The SoccerNet Game State Reconstruction (GSR) challenge provides a crucial benchmark for analyzing player tracking and identification from broadcast soccer videos. While the official baseline model offers a solid foundation, its performance is hampered by key bottlenecks in complex scenarios. This work introduces a series of targeted enhancements to create a new, high-performance pipeline. We systematically address the primary weaknesses of the baseline by integrating four key improvements: (1) a fine-tuned YOLOv8 model for robust athlete detection, (2) a fine-tuned CLIP model for accurate jersey number recognition, (3) a novel team clustering method using SIGLIP embeddings, and (4) the "No Bells, Just Whistles" method for precise pitch localization.
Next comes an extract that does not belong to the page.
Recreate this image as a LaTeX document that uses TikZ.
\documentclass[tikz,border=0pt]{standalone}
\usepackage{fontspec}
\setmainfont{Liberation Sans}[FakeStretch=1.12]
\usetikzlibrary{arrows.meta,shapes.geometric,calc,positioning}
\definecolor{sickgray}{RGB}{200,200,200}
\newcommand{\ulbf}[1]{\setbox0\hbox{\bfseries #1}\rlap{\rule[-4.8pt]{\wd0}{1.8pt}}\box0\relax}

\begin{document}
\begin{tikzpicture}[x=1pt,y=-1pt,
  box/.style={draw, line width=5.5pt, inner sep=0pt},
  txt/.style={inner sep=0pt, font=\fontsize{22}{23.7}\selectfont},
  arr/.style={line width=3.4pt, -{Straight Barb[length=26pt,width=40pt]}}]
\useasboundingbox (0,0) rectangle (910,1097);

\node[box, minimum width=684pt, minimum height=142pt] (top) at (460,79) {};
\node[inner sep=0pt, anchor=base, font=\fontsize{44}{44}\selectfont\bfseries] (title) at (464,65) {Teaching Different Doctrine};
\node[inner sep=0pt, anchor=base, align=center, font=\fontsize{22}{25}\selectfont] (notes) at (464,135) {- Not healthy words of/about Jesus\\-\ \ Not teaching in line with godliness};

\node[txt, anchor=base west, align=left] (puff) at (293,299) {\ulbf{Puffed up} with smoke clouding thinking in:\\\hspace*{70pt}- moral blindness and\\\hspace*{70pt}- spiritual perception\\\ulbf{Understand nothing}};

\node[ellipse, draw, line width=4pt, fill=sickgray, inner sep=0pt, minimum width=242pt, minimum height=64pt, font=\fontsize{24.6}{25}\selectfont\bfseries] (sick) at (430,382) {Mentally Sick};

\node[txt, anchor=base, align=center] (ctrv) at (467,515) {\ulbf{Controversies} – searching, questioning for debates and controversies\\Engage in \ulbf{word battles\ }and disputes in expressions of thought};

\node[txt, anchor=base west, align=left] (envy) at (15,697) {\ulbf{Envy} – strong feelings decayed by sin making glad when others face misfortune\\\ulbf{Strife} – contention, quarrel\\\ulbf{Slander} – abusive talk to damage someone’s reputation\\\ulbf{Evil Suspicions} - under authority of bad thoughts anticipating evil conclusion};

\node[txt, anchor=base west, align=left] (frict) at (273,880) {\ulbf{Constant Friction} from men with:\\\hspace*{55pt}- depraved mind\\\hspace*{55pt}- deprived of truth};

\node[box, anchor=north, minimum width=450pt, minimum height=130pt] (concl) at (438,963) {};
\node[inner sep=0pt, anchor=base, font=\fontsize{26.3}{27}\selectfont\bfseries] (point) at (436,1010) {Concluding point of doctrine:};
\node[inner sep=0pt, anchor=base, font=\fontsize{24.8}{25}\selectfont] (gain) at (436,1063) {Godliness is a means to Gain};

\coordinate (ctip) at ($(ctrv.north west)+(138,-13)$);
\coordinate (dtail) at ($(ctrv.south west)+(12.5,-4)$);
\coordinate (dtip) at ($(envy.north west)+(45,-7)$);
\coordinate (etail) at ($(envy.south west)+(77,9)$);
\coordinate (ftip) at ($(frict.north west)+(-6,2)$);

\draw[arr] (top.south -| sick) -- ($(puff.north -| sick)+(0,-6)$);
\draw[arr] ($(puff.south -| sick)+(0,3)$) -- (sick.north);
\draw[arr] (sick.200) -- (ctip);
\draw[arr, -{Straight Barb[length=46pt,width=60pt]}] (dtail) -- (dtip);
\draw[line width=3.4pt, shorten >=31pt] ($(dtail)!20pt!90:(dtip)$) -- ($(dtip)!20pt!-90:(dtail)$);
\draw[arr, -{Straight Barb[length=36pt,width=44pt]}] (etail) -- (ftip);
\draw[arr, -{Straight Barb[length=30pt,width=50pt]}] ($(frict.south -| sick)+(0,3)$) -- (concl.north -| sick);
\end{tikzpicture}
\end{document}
Evaluated on the SoccerNet-GSR dataset, our proposed pipeline demonstrates a remarkable performance increase, achieving a GS-HOTA score of 51.52 on the challenge set—a 120% improvement over the baseline.
Our pipeline replaces critical components of the SoccerNet-GSR baseline to achieve near state-of-the-art results.
-
⚽ Robust Athlete Detection:
- Replaced the standard YOLOv8x with a model fine-tuned on the SoccerNet v3 H250 dataset.
- This significantly reduces false positives (e.g., detecting fans) and false negatives (e.g., missing occluded players).
-
🔢 Accurate Jersey Number Recognition:
- Replaced the baseline's MMOCR with a fine-tuned CLIP (ViT-L-14) model.
- Overcomes failures of traditional OCR on low-resolution text and varied fonts by leveraging powerful vision-language representations.
- Includes a data cleaning step to correct label noise in the original dataset.
-
👕 Superior Team Clustering:
- Replaced K-means clustering on ReID embeddings with a more robust method using pre-trained SIGLIP embeddings.
- Accurately separates teams even when uniforms are visually similar.
-
🗺️ Precise Pitch Localization:
- Replaced the baseline's TVCalib with the state-of-the-art "No Bells, Just Whistles" (NBJW) method.
- Achieves highly accurate camera calibration and player projection, especially in challenging center-pitch camera views.
Our enhanced pipeline demonstrates a substantial improvement over the baseline across all official SoccerNet-GSR datasets. The core evaluation metric is GS-HOTA, which measures both localization and identification accuracy.
Our method achieved the 2nd rank on the official challenge leaderboard.
| Rank | Participant team | GS-HOTA(↑) | GS-DetA(↑) | GS-AssA(↑) |
|---|---|---|---|---|
| 1 | Constructor tech | 63.81 | 49.52 | 82.23 |
| 2 | Ours | 51.52 | 37.35 | 71.07 |
| 3 | UPCxMobius | 43.15 | 30.46 | 61.16 |
| 12 | Baseline | 23.36 | 9.80 | 55.69 |
| Dataset | Baseline GS-HOTA | Our GS-HOTA | Improvement |
|---|---|---|---|
| Validation | 18.05 | 37.10 | +105% |
| Test | 29.53 | 50.11 | +69% |
| Challenge | 23.36 | 51.52 | +120% |